-- start of Available data --

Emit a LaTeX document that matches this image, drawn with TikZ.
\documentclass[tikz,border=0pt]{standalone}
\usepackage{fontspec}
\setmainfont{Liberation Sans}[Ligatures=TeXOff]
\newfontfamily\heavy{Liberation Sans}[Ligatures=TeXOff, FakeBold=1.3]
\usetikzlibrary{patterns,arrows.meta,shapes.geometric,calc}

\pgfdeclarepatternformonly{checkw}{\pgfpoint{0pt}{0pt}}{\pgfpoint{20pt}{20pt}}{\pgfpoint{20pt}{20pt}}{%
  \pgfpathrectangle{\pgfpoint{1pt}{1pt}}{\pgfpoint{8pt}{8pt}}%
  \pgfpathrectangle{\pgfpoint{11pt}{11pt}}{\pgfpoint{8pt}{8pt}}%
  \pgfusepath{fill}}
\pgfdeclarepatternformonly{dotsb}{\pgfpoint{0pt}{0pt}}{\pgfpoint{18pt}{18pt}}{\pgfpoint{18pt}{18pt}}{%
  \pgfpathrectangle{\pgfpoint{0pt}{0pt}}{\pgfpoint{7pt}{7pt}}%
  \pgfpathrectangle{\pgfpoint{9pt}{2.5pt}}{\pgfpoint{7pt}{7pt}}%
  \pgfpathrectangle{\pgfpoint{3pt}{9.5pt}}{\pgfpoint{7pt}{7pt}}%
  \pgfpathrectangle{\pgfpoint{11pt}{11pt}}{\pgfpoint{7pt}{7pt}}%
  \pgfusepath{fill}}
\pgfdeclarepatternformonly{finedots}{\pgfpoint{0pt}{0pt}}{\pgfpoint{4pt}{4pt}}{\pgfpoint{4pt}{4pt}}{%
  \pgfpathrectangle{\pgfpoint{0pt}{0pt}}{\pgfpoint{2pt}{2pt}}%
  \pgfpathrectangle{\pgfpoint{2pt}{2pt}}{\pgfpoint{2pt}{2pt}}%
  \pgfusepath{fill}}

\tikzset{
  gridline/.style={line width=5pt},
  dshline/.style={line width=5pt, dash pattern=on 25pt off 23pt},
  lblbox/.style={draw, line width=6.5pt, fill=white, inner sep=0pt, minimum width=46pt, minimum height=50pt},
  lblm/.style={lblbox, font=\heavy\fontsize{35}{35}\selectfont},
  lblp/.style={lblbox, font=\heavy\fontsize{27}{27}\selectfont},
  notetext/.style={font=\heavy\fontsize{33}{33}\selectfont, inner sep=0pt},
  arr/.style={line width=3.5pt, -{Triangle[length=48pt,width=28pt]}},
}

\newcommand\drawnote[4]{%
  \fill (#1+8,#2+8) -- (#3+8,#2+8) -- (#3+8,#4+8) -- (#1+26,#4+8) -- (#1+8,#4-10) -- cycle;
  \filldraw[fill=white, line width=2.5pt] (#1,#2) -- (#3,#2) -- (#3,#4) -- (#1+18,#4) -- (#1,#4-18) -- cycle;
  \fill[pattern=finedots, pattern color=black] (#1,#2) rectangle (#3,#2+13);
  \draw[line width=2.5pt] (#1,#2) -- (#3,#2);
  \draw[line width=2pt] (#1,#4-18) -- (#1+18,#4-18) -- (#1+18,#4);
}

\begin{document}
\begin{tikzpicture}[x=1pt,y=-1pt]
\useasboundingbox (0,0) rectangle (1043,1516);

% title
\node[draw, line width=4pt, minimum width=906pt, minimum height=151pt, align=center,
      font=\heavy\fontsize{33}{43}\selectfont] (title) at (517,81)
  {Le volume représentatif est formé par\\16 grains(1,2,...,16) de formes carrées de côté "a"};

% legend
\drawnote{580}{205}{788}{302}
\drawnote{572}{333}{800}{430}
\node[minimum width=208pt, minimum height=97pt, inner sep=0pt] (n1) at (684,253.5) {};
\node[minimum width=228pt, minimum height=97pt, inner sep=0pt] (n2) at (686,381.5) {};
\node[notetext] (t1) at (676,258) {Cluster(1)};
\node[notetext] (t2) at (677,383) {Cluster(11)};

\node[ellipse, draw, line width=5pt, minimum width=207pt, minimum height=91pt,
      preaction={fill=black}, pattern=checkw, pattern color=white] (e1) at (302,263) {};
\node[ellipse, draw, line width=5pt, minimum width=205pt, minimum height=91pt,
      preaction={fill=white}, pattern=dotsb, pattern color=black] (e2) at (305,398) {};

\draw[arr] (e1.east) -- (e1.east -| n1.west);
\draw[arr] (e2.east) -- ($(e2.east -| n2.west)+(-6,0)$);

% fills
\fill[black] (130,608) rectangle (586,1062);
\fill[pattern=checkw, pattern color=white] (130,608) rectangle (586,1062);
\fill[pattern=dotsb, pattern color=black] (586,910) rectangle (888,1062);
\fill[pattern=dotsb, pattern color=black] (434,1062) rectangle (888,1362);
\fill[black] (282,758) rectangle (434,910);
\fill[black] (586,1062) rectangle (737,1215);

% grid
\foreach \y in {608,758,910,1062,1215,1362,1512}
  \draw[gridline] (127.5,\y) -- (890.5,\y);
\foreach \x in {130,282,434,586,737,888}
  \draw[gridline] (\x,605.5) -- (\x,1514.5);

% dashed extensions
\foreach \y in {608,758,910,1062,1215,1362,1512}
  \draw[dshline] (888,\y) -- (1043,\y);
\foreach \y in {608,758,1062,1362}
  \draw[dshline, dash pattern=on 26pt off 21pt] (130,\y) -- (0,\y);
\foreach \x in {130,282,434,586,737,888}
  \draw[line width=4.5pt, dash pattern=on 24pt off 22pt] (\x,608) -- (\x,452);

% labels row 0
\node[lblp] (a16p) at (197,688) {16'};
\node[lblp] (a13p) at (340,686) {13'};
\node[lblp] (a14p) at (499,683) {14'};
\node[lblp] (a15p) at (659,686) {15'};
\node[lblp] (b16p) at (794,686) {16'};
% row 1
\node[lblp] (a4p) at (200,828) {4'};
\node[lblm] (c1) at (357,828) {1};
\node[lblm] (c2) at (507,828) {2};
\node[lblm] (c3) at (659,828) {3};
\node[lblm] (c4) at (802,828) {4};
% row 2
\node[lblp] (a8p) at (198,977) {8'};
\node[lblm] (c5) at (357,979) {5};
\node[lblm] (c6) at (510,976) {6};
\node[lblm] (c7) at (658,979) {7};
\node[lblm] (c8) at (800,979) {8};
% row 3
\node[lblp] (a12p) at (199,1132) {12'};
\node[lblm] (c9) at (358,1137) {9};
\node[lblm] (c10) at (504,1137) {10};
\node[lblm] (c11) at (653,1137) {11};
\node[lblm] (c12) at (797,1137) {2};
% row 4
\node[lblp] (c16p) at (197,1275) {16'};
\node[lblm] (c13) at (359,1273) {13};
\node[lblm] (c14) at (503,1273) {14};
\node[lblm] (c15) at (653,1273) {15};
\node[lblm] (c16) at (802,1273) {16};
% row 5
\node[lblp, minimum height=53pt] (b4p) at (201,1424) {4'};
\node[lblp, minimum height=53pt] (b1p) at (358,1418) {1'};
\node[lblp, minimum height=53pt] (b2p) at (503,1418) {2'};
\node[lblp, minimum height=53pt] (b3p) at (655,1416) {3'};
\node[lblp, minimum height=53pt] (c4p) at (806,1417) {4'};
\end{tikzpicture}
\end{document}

-- end of Available data --

§ Short problem: Write out the material exactly as given.

§ Solution for this task:
Emit a LaTeX document that matches this image, drawn with TikZ.
\documentclass[tikz,border=0pt]{standalone}
\usepackage{fontspec}
\setmainfont{Liberation Sans}[Ligatures=TeXOff]
\newfontfamily\heavy{Liberation Sans}[Ligatures=TeXOff, FakeBold=1.3]
\usetikzlibrary{patterns,arrows.meta,shapes.geometric,calc}

\pgfdeclarepatternformonly{checkw}{\pgfpoint{0pt}{0pt}}{\pgfpoint{20pt}{20pt}}{\pgfpoint{20pt}{20pt}}{%
  \pgfpathrectangle{\pgfpoint{1pt}{1pt}}{\pgfpoint{8pt}{8pt}}%
  \pgfpathrectangle{\pgfpoint{11pt}{11pt}}{\pgfpoint{8pt}{8pt}}%
  \pgfusepath{fill}}
\pgfdeclarepatternformonly{dotsb}{\pgfpoint{0pt}{0pt}}{\pgfpoint{18pt}{18pt}}{\pgfpoint{18pt}{18pt}}{%
  \pgfpathrectangle{\pgfpoint{0pt}{0pt}}{\pgfpoint{7pt}{7pt}}%
  \pgfpathrectangle{\pgfpoint{9pt}{2.5pt}}{\pgfpoint{7pt}{7pt}}%
  \pgfpathrectangle{\pgfpoint{3pt}{9.5pt}}{\pgfpoint{7pt}{7pt}}%
  \pgfpathrectangle{\pgfpoint{11pt}{11pt}}{\pgfpoint{7pt}{7pt}}%
  \pgfusepath{fill}}
\pgfdeclarepatternformonly{finedots}{\pgfpoint{0pt}{0pt}}{\pgfpoint{4pt}{4pt}}{\pgfpoint{4pt}{4pt}}{%
  \pgfpathrectangle{\pgfpoint{0pt}{0pt}}{\pgfpoint{2pt}{2pt}}%
  \pgfpathrectangle{\pgfpoint{2pt}{2pt}}{\pgfpoint{2pt}{2pt}}%
  \pgfusepath{fill}}

\tikzset{
  gridline/.style={line width=5pt},
  dshline/.style={line width=5pt, dash pattern=on 25pt off 23pt},
  lblbox/.style={draw, line width=6.5pt, fill=white, inner sep=0pt, minimum width=46pt, minimum height=50pt},
  lblm/.style={lblbox, font=\heavy\fontsize{35}{35}\selectfont},
  lblp/.style={lblbox, font=\heavy\fontsize{27}{27}\selectfont},
  notetext/.style={font=\heavy\fontsize{33}{33}\selectfont, inner sep=0pt},
  arr/.style={line width=3.5pt, -{Triangle[length=48pt,width=28pt]}},
}

\newcommand\drawnote[4]{%
  \fill (#1+8,#2+8) -- (#3+8,#2+8) -- (#3+8,#4+8) -- (#1+26,#4+8) -- (#1+8,#4-10) -- cycle;
  \filldraw[fill=white, line width=2.5pt] (#1,#2) -- (#3,#2) -- (#3,#4) -- (#1+18,#4) -- (#1,#4-18) -- cycle;
  \fill[pattern=finedots, pattern color=black] (#1,#2) rectangle (#3,#2+13);
  \draw[line width=2.5pt] (#1,#2) -- (#3,#2);
  \draw[line width=2pt] (#1,#4-18) -- (#1+18,#4-18) -- (#1+18,#4);
}

\begin{document}
\begin{tikzpicture}[x=1pt,y=-1pt]
\useasboundingbox (0,0) rectangle (1043,1516);

% title
\node[draw, line width=4pt, minimum width=906pt, minimum height=151pt, align=center,
      font=\heavy\fontsize{33}{43}\selectfont] (title) at (517,81)
  {Le volume représentatif est formé par\\16 grains(1,2,...,16) de formes carrées de côté "a"};

% legend
\drawnote{580}{205}{788}{302}
\drawnote{572}{333}{800}{430}
\node[minimum width=208pt, minimum height=97pt, inner sep=0pt] (n1) at (684,253.5) {};
\node[minimum width=228pt, minimum height=97pt, inner sep=0pt] (n2) at (686,381.5) {};
\node[notetext] (t1) at (676,258) {Cluster(1)};
\node[notetext] (t2) at (677,383) {Cluster(11)};

\node[ellipse, draw, line width=5pt, minimum width=207pt, minimum height=91pt,
      preaction={fill=black}, pattern=checkw, pattern color=white] (e1) at (302,263) {};
\node[ellipse, draw, line width=5pt, minimum width=205pt, minimum height=91pt,
      preaction={fill=white}, pattern=dotsb, pattern color=black] (e2) at (305,398) {};

\draw[arr] (e1.east) -- (e1.east -| n1.west);
\draw[arr] (e2.east) -- ($(e2.east -| n2.west)+(-6,0)$);

% fills
\fill[black] (130,608) rectangle (586,1062);
\fill[pattern=checkw, pattern color=white] (130,608) rectangle (586,1062);
\fill[pattern=dotsb, pattern color=black] (586,910) rectangle (888,1062);
\fill[pattern=dotsb, pattern color=black] (434,1062) rectangle (888,1362);
\fill[black] (282,758) rectangle (434,910);
\fill[black] (586,1062) rectangle (737,1215);

% grid
\foreach \y in {608,758,910,1062,1215,1362,1512}
  \draw[gridline] (127.5,\y) -- (890.5,\y);
\foreach \x in {130,282,434,586,737,888}
  \draw[gridline] (\x,605.5) -- (\x,1514.5);

% dashed extensions
\foreach \y in {608,758,910,1062,1215,1362,1512}
  \draw[dshline] (888,\y) -- (1043,\y);
\foreach \y in {608,758,1062,1362}
  \draw[dshline, dash pattern=on 26pt off 21pt] (130,\y) -- (0,\y);
\foreach \x in {130,282,434,586,737,888}
  \draw[line width=4.5pt, dash pattern=on 24pt off 22pt] (\x,608) -- (\x,452);

% labels row 0
\node[lblp] (a16p) at (197,688) {16'};
\node[lblp] (a13p) at (340,686) {13'};
\node[lblp] (a14p) at (499,683) {14'};
\node[lblp] (a15p) at (659,686) {15'};
\node[lblp] (b16p) at (794,686) {16'};
% row 1
\node[lblp] (a4p) at (200,828) {4'};
\node[lblm] (c1) at (357,828) {1};
\node[lblm] (c2) at (507,828) {2};
\node[lblm] (c3) at (659,828) {3};
\node[lblm] (c4) at (802,828) {4};
% row 2
\node[lblp] (a8p) at (198,977) {8'};
\node[lblm] (c5) at (357,979) {5};
\node[lblm] (c6) at (510,976) {6};
\node[lblm] (c7) at (658,979) {7};
\node[lblm] (c8) at (800,979) {8};
% row 3
\node[lblp] (a12p) at (199,1132) {12'};
\node[lblm] (c9) at (358,1137) {9};
\node[lblm] (c10) at (504,1137) {10};
\node[lblm] (c11) at (653,1137) {11};
\node[lblm] (c12) at (797,1137) {2};
% row 4
\node[lblp] (c16p) at (197,1275) {16'};
\node[lblm] (c13) at (359,1273) {13};
\node[lblm] (c14) at (503,1273) {14};
\node[lblm] (c15) at (653,1273) {15};
\node[lblm] (c16) at (802,1273) {16};
% row 5
\node[lblp, minimum height=53pt] (b4p) at (201,1424) {4'};
\node[lblp, minimum height=53pt] (b1p) at (358,1418) {1'};
\node[lblp, minimum height=53pt] (b2p) at (503,1418) {2'};
\node[lblp, minimum height=53pt] (b3p) at (655,1416) {3'};
\node[lblp, minimum height=53pt] (c4p) at (806,1417) {4'};
\end{tikzpicture}
\end{document}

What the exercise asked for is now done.